• _WRITTEN INSTRUCTION_: Any pictures in the records below must be left out when you repeat the lines from the line containing "Recreate this image" through the line containing "plt.rcParams['mathtext.it'] = 'Liberation" exactly.

═════ SUPPLIED RECORDS ═════

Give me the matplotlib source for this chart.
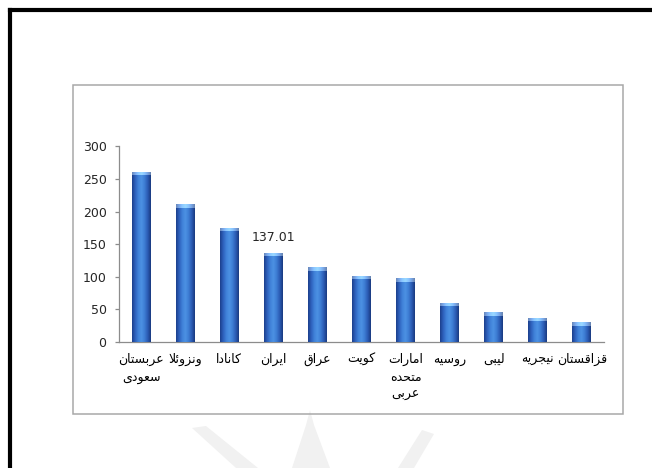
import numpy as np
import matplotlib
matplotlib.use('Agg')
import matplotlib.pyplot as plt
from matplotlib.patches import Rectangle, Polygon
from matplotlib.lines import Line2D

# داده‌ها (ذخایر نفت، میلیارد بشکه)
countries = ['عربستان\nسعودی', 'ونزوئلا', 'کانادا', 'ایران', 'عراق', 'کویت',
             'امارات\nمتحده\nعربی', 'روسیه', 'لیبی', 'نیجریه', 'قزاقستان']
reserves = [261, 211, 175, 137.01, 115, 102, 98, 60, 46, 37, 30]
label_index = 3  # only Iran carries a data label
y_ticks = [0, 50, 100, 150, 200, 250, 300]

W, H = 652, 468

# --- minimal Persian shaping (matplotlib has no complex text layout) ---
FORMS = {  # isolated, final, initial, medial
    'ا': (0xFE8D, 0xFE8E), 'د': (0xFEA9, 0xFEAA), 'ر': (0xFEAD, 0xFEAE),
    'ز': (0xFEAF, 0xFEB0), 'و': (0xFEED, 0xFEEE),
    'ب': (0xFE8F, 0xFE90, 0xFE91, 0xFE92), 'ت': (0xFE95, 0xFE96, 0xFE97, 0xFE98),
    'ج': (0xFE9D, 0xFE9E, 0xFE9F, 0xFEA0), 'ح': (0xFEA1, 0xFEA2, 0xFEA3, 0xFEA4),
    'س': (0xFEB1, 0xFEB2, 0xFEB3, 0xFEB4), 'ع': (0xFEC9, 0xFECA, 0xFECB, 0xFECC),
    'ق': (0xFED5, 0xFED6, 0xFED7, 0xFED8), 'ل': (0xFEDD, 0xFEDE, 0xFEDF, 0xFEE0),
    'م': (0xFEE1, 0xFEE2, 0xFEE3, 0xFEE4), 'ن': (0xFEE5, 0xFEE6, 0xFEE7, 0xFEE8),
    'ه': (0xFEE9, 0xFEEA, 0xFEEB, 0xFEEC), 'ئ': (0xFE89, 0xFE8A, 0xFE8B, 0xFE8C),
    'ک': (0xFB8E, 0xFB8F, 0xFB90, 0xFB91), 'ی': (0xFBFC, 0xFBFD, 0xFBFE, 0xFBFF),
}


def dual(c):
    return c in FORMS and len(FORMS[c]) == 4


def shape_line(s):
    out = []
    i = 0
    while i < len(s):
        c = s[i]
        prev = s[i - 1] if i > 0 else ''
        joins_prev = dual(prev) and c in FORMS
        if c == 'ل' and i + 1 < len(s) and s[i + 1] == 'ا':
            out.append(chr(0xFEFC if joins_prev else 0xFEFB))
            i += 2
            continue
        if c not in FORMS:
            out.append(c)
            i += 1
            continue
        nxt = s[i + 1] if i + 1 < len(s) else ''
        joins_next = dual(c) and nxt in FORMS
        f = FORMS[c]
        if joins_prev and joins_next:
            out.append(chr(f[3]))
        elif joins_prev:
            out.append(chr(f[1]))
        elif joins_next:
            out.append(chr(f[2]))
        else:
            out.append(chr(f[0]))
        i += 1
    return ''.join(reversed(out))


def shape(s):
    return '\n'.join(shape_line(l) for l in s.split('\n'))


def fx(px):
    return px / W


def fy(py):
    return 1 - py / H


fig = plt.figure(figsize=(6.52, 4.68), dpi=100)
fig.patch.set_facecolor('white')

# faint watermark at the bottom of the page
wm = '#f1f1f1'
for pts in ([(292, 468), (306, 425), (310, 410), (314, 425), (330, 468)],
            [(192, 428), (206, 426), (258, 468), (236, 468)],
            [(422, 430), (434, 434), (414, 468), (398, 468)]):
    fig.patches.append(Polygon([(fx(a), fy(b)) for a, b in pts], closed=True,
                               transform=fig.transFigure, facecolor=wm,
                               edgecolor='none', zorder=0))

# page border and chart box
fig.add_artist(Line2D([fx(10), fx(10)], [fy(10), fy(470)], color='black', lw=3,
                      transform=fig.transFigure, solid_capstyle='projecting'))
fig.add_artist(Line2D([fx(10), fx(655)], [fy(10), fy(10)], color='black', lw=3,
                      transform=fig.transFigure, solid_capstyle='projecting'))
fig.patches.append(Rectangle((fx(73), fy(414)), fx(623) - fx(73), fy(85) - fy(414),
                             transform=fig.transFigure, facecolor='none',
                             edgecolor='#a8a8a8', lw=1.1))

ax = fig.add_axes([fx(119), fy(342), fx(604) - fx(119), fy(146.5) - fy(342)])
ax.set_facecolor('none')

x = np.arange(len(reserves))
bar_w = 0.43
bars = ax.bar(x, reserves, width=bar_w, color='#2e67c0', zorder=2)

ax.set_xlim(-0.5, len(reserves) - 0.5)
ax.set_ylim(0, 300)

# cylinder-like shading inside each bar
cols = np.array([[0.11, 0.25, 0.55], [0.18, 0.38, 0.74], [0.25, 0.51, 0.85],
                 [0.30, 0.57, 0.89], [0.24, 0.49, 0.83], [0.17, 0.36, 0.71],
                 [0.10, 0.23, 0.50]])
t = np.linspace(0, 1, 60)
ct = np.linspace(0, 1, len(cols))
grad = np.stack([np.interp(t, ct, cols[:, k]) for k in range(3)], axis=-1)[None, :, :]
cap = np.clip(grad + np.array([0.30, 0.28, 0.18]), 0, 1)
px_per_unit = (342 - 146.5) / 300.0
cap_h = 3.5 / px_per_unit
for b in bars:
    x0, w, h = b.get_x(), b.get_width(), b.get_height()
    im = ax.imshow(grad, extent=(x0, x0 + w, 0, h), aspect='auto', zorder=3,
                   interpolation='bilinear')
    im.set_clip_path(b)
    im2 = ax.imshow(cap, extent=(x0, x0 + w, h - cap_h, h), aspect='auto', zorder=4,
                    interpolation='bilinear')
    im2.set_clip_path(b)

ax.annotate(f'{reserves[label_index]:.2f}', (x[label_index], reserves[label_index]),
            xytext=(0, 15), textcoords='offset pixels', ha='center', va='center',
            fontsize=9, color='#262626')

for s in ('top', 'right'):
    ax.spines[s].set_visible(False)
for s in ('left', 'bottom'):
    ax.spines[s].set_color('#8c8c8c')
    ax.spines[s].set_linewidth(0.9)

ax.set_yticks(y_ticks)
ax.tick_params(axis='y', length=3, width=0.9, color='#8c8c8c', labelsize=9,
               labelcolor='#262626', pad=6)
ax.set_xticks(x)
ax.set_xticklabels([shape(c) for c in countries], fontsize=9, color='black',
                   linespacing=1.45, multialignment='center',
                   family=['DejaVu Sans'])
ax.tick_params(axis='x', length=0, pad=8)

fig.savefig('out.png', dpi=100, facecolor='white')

═════
═════ SUPPLIED RECORDS ═════

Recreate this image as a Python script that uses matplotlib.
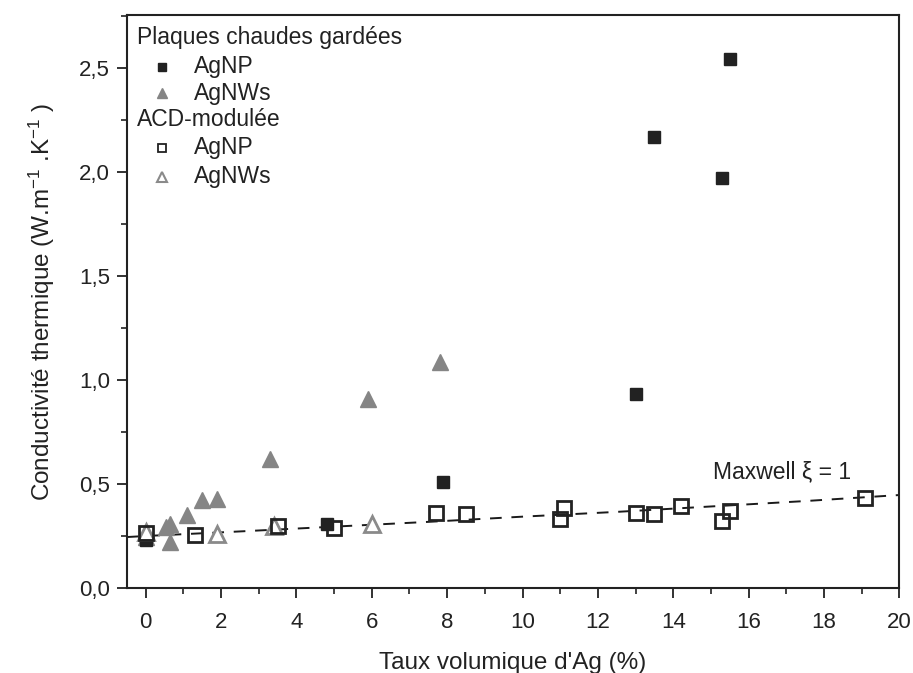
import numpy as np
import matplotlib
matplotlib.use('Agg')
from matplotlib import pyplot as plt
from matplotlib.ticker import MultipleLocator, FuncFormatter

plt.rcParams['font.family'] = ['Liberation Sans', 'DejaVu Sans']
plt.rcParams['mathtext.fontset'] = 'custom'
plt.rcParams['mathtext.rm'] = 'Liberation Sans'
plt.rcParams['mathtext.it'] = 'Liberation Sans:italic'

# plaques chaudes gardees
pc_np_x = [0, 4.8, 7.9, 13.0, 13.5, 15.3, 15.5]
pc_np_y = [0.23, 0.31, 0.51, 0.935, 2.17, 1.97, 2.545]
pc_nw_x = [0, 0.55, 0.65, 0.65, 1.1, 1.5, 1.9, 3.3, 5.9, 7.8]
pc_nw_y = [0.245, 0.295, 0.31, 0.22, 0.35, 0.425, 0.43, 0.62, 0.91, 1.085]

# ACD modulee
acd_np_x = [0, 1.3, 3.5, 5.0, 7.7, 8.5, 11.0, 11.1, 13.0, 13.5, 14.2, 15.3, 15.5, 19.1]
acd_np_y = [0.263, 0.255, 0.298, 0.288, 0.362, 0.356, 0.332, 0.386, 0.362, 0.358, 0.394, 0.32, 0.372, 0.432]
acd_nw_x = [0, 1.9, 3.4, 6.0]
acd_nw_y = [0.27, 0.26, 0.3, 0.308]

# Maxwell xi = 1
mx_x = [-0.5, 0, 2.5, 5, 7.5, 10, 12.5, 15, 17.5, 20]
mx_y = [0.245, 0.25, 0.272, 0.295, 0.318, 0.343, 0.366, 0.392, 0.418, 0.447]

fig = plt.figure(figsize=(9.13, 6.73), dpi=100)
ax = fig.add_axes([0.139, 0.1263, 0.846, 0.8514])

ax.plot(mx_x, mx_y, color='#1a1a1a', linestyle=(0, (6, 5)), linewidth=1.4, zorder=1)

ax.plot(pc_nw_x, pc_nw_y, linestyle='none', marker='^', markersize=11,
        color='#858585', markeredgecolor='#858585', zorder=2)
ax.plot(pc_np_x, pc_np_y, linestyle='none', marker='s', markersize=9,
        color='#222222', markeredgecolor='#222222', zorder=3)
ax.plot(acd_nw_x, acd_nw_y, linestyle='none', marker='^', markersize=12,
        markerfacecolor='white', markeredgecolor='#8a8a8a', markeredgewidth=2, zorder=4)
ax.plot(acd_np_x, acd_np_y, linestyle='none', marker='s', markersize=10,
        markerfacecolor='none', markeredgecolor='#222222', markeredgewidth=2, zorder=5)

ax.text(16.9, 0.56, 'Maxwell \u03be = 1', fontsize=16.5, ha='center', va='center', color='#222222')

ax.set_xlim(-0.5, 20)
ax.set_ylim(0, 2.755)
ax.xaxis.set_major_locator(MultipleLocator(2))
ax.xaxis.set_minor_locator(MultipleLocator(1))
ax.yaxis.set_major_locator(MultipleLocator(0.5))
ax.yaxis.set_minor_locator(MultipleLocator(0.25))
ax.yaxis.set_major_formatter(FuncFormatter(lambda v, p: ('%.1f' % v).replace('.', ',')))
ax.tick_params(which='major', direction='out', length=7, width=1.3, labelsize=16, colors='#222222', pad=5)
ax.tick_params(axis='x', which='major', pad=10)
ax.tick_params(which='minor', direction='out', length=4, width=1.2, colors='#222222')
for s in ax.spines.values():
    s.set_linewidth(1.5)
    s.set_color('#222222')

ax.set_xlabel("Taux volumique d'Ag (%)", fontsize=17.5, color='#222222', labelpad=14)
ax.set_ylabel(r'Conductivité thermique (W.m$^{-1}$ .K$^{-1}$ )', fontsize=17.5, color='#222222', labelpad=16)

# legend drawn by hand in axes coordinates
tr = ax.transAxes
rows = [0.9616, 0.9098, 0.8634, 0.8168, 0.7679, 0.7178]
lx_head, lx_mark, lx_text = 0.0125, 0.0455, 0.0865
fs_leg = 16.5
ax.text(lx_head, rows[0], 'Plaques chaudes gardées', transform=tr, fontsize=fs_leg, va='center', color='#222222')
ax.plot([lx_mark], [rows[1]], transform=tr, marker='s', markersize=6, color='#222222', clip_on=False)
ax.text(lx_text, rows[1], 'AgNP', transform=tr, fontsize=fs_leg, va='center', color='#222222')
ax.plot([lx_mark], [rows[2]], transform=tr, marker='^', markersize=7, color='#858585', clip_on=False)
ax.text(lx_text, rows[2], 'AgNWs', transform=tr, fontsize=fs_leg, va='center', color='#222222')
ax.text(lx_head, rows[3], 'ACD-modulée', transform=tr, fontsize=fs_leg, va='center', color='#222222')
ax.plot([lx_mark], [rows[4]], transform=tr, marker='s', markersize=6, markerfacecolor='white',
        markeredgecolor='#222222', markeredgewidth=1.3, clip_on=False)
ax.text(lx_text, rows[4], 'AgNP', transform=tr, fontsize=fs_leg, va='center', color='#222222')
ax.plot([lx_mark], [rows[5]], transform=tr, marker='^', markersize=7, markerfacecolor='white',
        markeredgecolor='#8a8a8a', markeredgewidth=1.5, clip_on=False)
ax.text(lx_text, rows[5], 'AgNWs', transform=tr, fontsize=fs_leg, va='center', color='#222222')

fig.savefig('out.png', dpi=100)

═════

• _OUTPUT FOR THIS TASK_:
Recreate this image as a Python script that uses matplotlib.
import numpy as np
import matplotlib
matplotlib.use('Agg')
from matplotlib import pyplot as plt
from matplotlib.ticker import MultipleLocator, FuncFormatter

plt.rcParams['font.family'] = ['Liberation Sans', 'DejaVu Sans']
plt.rcParams['mathtext.fontset'] = 'custom'
plt.rcParams['mathtext.rm'] = 'Liberation Sans'
plt.rcParams['mathtext.it'] = 'Liberation Sans:italic'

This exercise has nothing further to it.